Excellent Read. Truth Comes Out.

It's hard to surprise me nowadays with issues like the Jena 6, Hurricane Katrina versus Fema, and the Schlumberger case going on, but I was caught offguard when I visited Chicago's DuSable Museum recently. I saw a video called "4 Little Girls" and heard something about Black Wall Street. I was confused about this location because I'd never heard it in my entire years of elementary and high school or in college. I started doing some research on it, such as reading this book, and once again, America shows its ugly past of racism, bigotry, and determination to make sure that Blacks could not succeed in America. Ellsworth details the issues surrounding the bombing, burning, and looting of a small community of Blacks in Tulsa, Oklahoma called Black Wall Street. The Red Cross was around for the Jena 6 rally, so it was no shock to me that they were around to help Blacks of Tulsa when their homes were taken. Due to situations like Emmitt Till, it was easy for me to believe that the situation on the elevator with the white attendant happened, as well as the hangings that followed before and after. This book was thought-provoking, educational, and I will pass the word along. The eeriest part of this whole read was the way the government handled Black Tulsans getting their homes, jobs, and businesses back sounds exactly like how the government is handling the incidents with Hurricane Katrina. In Tulsa, Blacks were pushed out of their community, imprisoned for supposedly obstructing justice, not given proper food/water/clothes/money and instead being treated like prisoners, and then forced into working from prison-like terms. When people were allowed back into their own community (even though their only "crime" was self-defense), they were made to live in tents. Now doesn't this sound a lot like those trailers that Hurricane Katrina victims are living in? The more things change, the more they stay the same.

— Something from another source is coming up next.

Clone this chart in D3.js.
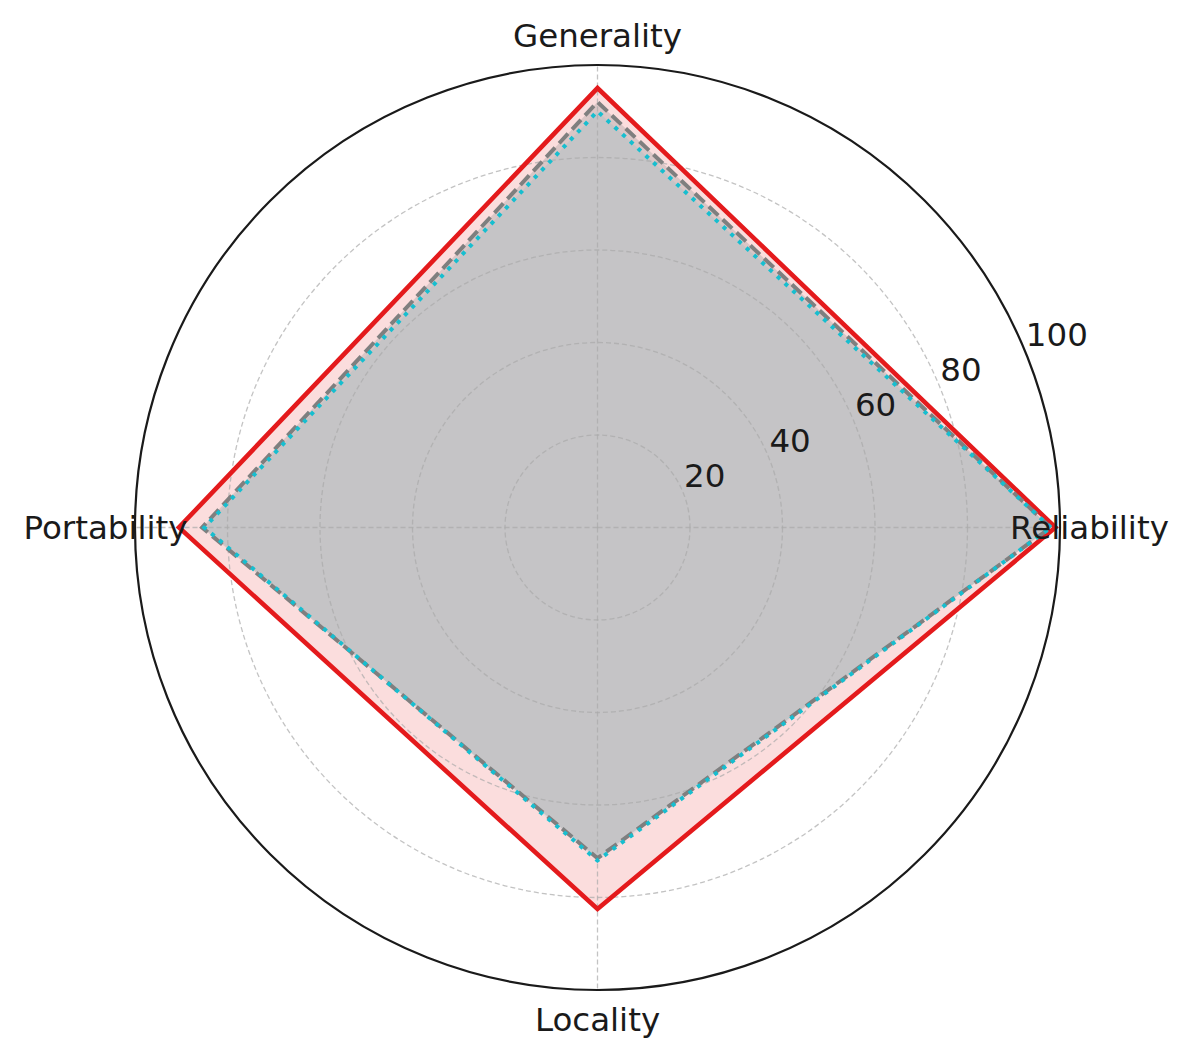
<!DOCTYPE html>
<html lang="en">
  <head>
    <meta charset="UTF-8" />
    <title>Radar chart</title>
    <script src="https://d3js.org/d3.v7.min.js"></script>
    <style>
      body {
        margin: 0;
        background-color: #FFFFFF;
        font-family: "DejaVu Sans", sans-serif;
      }
    </style>
  </head>
  <body>
    <div id="my_dataviz"></div>
    <script>
      // data
      var categories = ["Reliability", "Generality", "Portability", "Locality"];
      var radialTicks = [20, 40, 60, 80, 100];
      var redValues = [99, 95, 90.5, 82.5];
      var grayValues = [98, 92, 85.5, 71.5];
      var cyanValues = [98, 90, 85, 72];

      // size of the picture
      var width = 1190,
        height = 1057,
        cx = 597.5,
        cy = 527.5,
        outer = 462.5;

      var svg = d3
        .select("#my_dataviz")
        .append("svg")
        .attr("width", width)
        .attr("height", height);

      svg.append("rect").attr("width", width).attr("height", height).attr("fill", "#fff");

      var g = svg.append("g").attr("transform", "translate(" + cx + "," + cy + ")");

      // radius scale
      var r = d3.scaleLinear().domain([0, 100]).range([0, outer]);

      // angle for each category: east, north, west, south (counter clockwise)
      var angle = d3
        .scaleOrdinal()
        .domain(categories)
        .range(categories.map(function (d, i) {
          return Math.PI / 2 - (i * Math.PI) / 2;
        }));

      var radarLine = d3
        .lineRadial()
        .angle(function (d, i) { return angle(categories[i]); })
        .radius(function (d) { return r(d); })
        .curve(d3.curveLinearClosed);

      var series = [
        { name: "red", values: redValues, stroke: "#e41a1c", fill: "#e41a1c", fillOpacity: 0.15, width: 4.6, dash: null },
        { name: "gray", values: grayValues, stroke: "#7f7f7f", fill: "#999999", fillOpacity: 0.33, width: 4, dash: "13,6" },
        { name: "cyan", values: cyanValues, stroke: "#17becf", fill: "#17becf", fillOpacity: 0.1, width: 4, dash: "4,6.5" }
      ];

      // fills first
      g.selectAll(".area")
        .data(series)
        .enter()
        .append("path")
        .attr("class", "area")
        .attr("d", function (d) { return radarLine(d.values); })
        .attr("fill", function (d) { return d.fill; })
        .attr("fill-opacity", function (d) { return d.fillOpacity; })
        .attr("stroke", "none");

      // grid circles
      g.selectAll(".gridcircle")
        .data(radialTicks.slice(0, -1))
        .enter()
        .append("circle")
        .attr("r", function (d) { return r(d); })
        .attr("fill", "none")
        .attr("stroke", "#aaaaaa")
        .attr("stroke-opacity", 0.7)
        .attr("stroke-width", 1.3)
        .attr("stroke-dasharray", "5,3");

      // spokes
      g.selectAll(".spoke")
        .data(categories)
        .enter()
        .append("line")
        .attr("x1", 0)
        .attr("y1", 0)
        .attr("x2", function (d) { return r(100) * Math.sin(angle(d)); })
        .attr("y2", function (d) { return -r(100) * Math.cos(angle(d)); })
        .attr("stroke", "#aaaaaa")
        .attr("stroke-opacity", 0.7)
        .attr("stroke-width", 1.3)
        .attr("stroke-dasharray", "5,3");

      // outlines
      g.selectAll(".outline")
        .data(series)
        .enter()
        .append("path")
        .attr("class", "outline")
        .attr("d", function (d) { return radarLine(d.values); })
        .attr("fill", "none")
        .attr("stroke", function (d) { return d.stroke; })
        .attr("stroke-width", function (d) { return d.width; })
        .attr("stroke-dasharray", function (d) { return d.dash; })
        .attr("stroke-linejoin", "miter");

      // outer circle
      g.append("circle")
        .attr("r", r(100))
        .attr("fill", "none")
        .attr("stroke", "#1a1a1a")
        .attr("stroke-width", 2.2);

      // radial tick labels at 22.5 degrees
      var labelAngle = (22.5 * Math.PI) / 180;
      g.selectAll(".rtick")
        .data(radialTicks)
        .enter()
        .append("text")
        .attr("x", function (d) { return r(d) * Math.cos(labelAngle) + 1; })
        .attr("y", function (d) { return -r(d) * Math.sin(labelAngle) - 5; })
        .attr("text-anchor", "start")
        .style("font-size", "32.5px")
        .attr("fill", "#1a1a1a")
        .text(function (d) { return d; });

      // category labels
      g.selectAll(".catlabel")
        .data(categories)
        .enter()
        .append("text")
        .attr("x", function (d) { return 492 * Math.sin(angle(d)); })
        .attr("y", function (d) { return -492 * Math.cos(angle(d)); })
        .attr("text-anchor", "middle")
        .attr("dominant-baseline", "central")
        .style("font-size", "32.5px")
        .attr("fill", "#1a1a1a")
        .text(function (d) { return d; });
    </script>
  </body>
</html>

Every American should read this book!

Even though this is a slim book and a fast read, it is a thorough analysis and recounting of one of the worst white riots and devastation of a African-American community in US history. While there have been many books and studies of the Tulsa riot of 1921, this one quickly and seriously explains the social-political and economic context and leaves the reader with a renewed awareness of the horrors of racism.

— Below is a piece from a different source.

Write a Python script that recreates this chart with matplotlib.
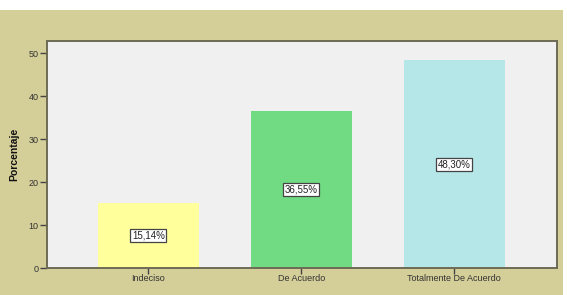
import matplotlib.pyplot as plt
from matplotlib.patches import Rectangle

categorias = ['Indeciso', 'De Acuerdo', 'Totalmente De Acuerdo']
porcentajes = [15.14, 36.55, 48.30]
etiquetas = ['15,14%', '36,55%', '48,30%']
colores = ['#FFFF9C', '#70DB82', '#B5E6E8']
yticks = [0, 10, 20, 30, 40, 50]

plt.rcParams['font.family'] = ['Liberation Sans', 'DejaVu Sans']

fig = plt.figure(figsize=(5.67, 2.95), dpi=100)
fig.patch.set_facecolor('white')
# fondo beige del grafico (franja blanca arriba y a la derecha)
fig.patches.append(Rectangle((0, 0), 563 / 567, 285 / 295, transform=fig.transFigure,
                             facecolor='#D4CE98', edgecolor='none', zorder=-5))

ax = fig.add_axes([47 / 567, 27 / 295, 510 / 567, 227 / 295])
ax.set_facecolor('#F0F0F0')

x = range(len(categorias))
ax.bar(x, porcentajes, width=0.66, color=colores, edgecolor='none', zorder=2)

for i, (v, t) in enumerate(zip(porcentajes, etiquetas)):
    ax.text(i, v / 2, t, ha='center', va='center', fontsize=7, color='#222222', zorder=3,
            bbox=dict(boxstyle='square,pad=0.15', facecolor='white', edgecolor='#444444', linewidth=0.9))

ax.set_xlim(-0.663, 2.673)
ax.set_ylim(0, 52.8)
ax.set_xticks(list(x))
ax.set_xticklabels(categorias)
ax.set_yticks(yticks)

for s in ax.spines.values():
    s.set_color('#6E6B55')
    s.set_linewidth(1.4)

ax.tick_params(axis='both', direction='out', length=5, width=1.0, color='#444444',
               labelsize=6.5, labelcolor='#333333', pad=1)
ax.tick_params(axis='x', length=4, pad=0)
ax.set_ylabel('Porcentaje', fontsize=7.5, fontweight='bold', color='#111111', labelpad=7)

plt.savefig('out.png', dpi=100)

Providing a balanced account to remove the Veil

Rarely do we have an instance when a teller of history valiantly attempts to remain objective. The author has done well in presenting a historical perspective that does not seek unconscionable blame nor claim illusionary vindication. These acts of historical literary balance, lay the foundations upon which great civilizations have risen. Having heard the oral traditions of Greenwood, it would have been very easy to paint all white people with a broad stroke of UNDENIABLE EVIL, as it would have been with providing all blacks with a halo of SAINTHOOD. By piecemilling together facts, reminants of what many have sought to destroy, along with balancing the personal interviews, the author has provided the impetus for how we should begin discussing our history. As a Black American, I feel slighted, as if I have just been walking in circles, having never learned of moments such as Greenwood, which helps us to better understand who we are. It is strange how we have never seen war as a viable option, but have been labeled as the most violent and retched. Thanks to the author and his supporters, who have finally began removing the veil of America's History. May others, who set themselves upon pedestals, possess enough courage to pursue such a task.

Well written, thoroughly researched, well documented

Scott Ellsworth has produced what is now the most important work regarding Tulsa's 1921 race riot. While Ellsworth's conclusions may be argued, his skills as a researcher and historian are exemplary and reviews to the contrary can be discounted as meritless. This work is an important link to understanding the civil rights movements of the 50s & 60s. There is no way to lay blame for all of the riot on any group, and Ellsworth is careful to point out the failings of both whites and blacks. The underlying issues of economies and a strong black community are well developed and examined as catalysts of the violence that followed. Ellsworth also spends considerable time examining the reconstruction of black Tulsa and the ongoing tension between the races as the community tried to recover. This is an excellent work that deserves more attention than just the narrow audience of historians and scholars.